La Sony A7R II utilizza un corpo macchina non solo più ergonomico, grazie all'impugnatura migliorata rispetto alla capostipite, ma anche più robusto e compatibile con l'utilizzo in condizioni limite. La struttura interna e le coperture anteriore, posteriore e superiore sono in lega di magnesio, la flangia di innesto obiettivi è stata rinforzata per sopportare meglio il carico dei tele più pesanti, e opportune guarnizioni proteggono l'elettronica interna da polvere e umidità. La sensazione di robustezza è palpabile.
L'ergonomia, più che buona in assoluto, è penalizzata dalla dimensione ridotta di alcuni pulsanti (il particolare il blocco AE/AF). È senza dubbio tra le migliori mirrorless, ma non raggiunge la perfezione delle migliori reflex, in cui tutto si trova "magicamente" sotto le dita. Da rivedere, a nostro avviso, la posizione dei pulsanti C1 e C2, che obbligano a muovere troppo le dita in fase di scatto.
La messa a fuoco è il sottosistema che ci ha maggiormente impressionato, sia in termini assoluti sia in termini di crescita rispetto ai modelli precedenti. L'aggancio dei soggetti è rapido e sicuro, e anche l'inseguimento è, in generale, molto, molto efficace. Grazie ai buoni algoritmi e all'ampia area coperta dai punti a rilevazione di fase, la A7R II è infatti in grado di garantire un'ottima percentuale di successi in AF continuo di fronte a soggetti in movimento sia assiale sia casuale, e di mantenere nitido un particolare del soggetto stesso (viso o occhi, ad esempio), fino ai margini del fotogramma.
A proposito di occhi, una funzione non di immediata comprensione (deve essere assegnata a un pulsante) ma sorprendentemente efficace è proprio l'inseguimento degli occhi, molto utile nella fotografia di ritratto. La funzione di aggancio al soggetto, una delle numerose opzioni di selezione dell'area AF, è un'altra funzione efficace e indicativa della bontà degli algoritmi Sony, anche se, come tutte le funzioni "troppo" automatiche", non sempre affidabile.
La sua efficacia sul campo è, però, inferiore a quanto si potrebbe presumere dalle sue indiscutibili doti misurabili "a tavolino". I motivi sono principalmente due, il primo dei quali davvero banale: nella pletora di ghiere e pulsanti, manca un controllo dedicato alla scelta del punto AF.
Il secondo, più sostanziale, è che le capacità di inseguimento della fotocamera, ottime in scenari semplici (scatto singolo, soggetto isolato) si riducono notevolmente quando la scena si fa più complessa e, soprattutto, passando in scatto continuo, probabilmente a causa della non sufficiente potenza di calcolo complessiva. Questo è un comportamento certamente comprensibile, ma altrettanto certamente seccante dato che di fronte a scene d'azione tipicamente si desidera utilizzare proprio lo scatto continuo.

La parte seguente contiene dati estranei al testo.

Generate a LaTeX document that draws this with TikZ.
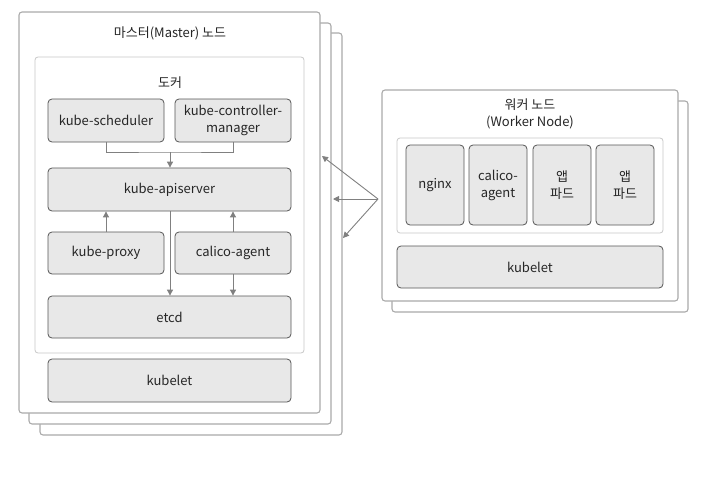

Parlando più in generale dell'efficacia del corpo macchina nel suo complesso, dobbiamo riprendere, in parte, quanto già detto in recensioni precedenti e in questa stessa recensione. L'abbondanza di controlli e le ampie possibilità di personalizzazione sono certamente e soprattutto un grande pregio di questo modello.
Troviamo che le Sony A7, e in particolare i modelli di seconda generazione come questo, siano oggi quelli che più facilmente possono soddisfare ugualmente bene il fotografo vecchio stampo, legato a un'operatività tradizionale, e il fotografo di nuova generazione abituato (e desideroso) di elettronica. La moltitudine di funzioni e personalizzazioni, però, allunga inevitabilmente il tempo di apprendimento, e richiede un utilizzo costante - un certo affiatamento, per così dire, tra fotografo e fotocamera. A chi cerca un modello immediato e pulito, e a chi prevede di fare un uso saltuario della fotocamera, consigliamo di rivolgersi altrove.